DEARBORN, Mich. – Ameera Hashwi was met with cheers as she rode in Dearborn’s Memorial Day parade Monday, but the reception online was a different story.
Hashwi, who wears a hijab as part of her Muslim faith, faced a wave of negative comments on social media following her appearance.
The backlash, she says, is nothing new; it started the moment she was crowned Miss Wayne County.
“I try to disconnect myself from those comments as much as possible,” Hashwi said. “I recognize a lot of people are uneducated. They don’t know what Islam is, and they’ve been fed a certain narrative of Islam.”
When hateful comments appear directly on her page, Hashwi says her response is consistent.
“I just delete them, not even for myself, just for other people because I don’t want a young impressionable girl to see that comment hating her religion,” Hashwi said.
Despite the hate, Hashwi says she is focused on what her visibility means to others, especially young girls.
“I had a little girl scream to her mom, ‘Look mom, it’s a princess, and she wears a hijab,’ and I just felt so happy in that moment because that little girl had representation,” Hashwi said.
That sense of representation is what keeps her in the spotlight, even at a cost.

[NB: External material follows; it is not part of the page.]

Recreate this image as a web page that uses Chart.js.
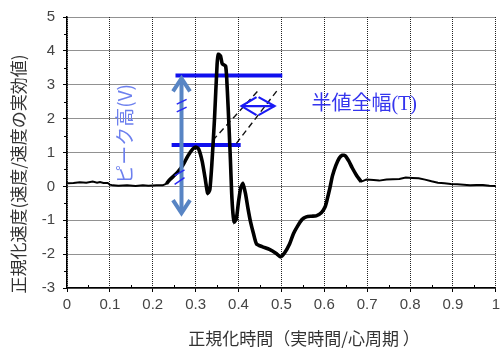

“I’m not the first Muslim woman to do the parade. I’m just the first visibly Muslim one,” Hashwi said.
Hashwi hopes her presence makes it easier for those who come after her.
“Hopefully, whoever is next it won’t be that big of a shock, so they don’t have to deal with the same level of hate, things that I’ve gotten because I have encouraged other people who wear the hijab to enter,” Hashwi said.